Facturas. Y replican quejosos: “A ver si Abad le aplica a Quintana la misma vara con el dossier de que dispone’’. También discutieron sobre las obras sociales y el plan que le atribuyen al allegado empresario Belocopit para eliminar una multitud de ellas y crear la “Superliga’’ como en el fútbol, el pago cash de su competidor Osde al Estado –unos 8 mil millones de pesos–, la cuestionable administración del Pami, y el hecho de que los gremios le paguen 1.400 pesos por cada afiliado a las prestadoras dominantes y éstas, a su vez, les cobren a los comunes privados 5 mil por similar prestación. Casi no escuchaba Quintana, ofendido en su fracaso y limitado a preparar el informe que le acercaría a Macri, inspirador luego de por lo menos dos despidos en Trabajo y en el área social por vinculación con gremialistas famosos. Menos escuchaba Moyano, quien empieza a dudar sobre su rol antes o después del 22 de octubre. Por un lado, se equivocó al sentirse colaboracionista con el Gobierno: le fue pésimo. Al mismo tiempo, también al Gobierno le fue pésimo por pensar que el camionero podría dilatar o resolver conflictos en la CGT desde el club Independiente.

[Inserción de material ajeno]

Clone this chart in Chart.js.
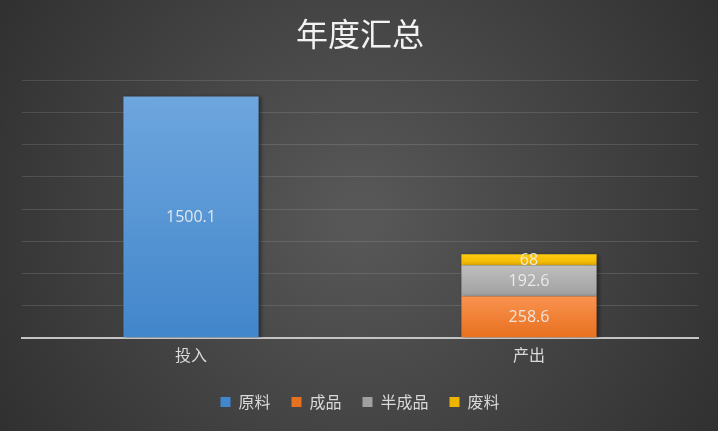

Dos evaluaciones erróneas y la certeza de que la central obrera recorre un camino que ya vio en el pasado: la división en los 80 entre Brasil y Azopardo. Uno sabe dónde estaba Moyano entonces que, en la rebeldía, ganó prestigio. Luego vino su rol de comparsa oficialista con Néstor Kirchner: allí ganó plata, su gremio inclusive. Ahora no se sabe dónde se ubicará, por más que en la Ciudad haya contado alegrías con Macri en el vigente negocio o servicio de la basura. Aunque su destino parece que hoy él no lo escribe. Más bien depende del gesto de otro.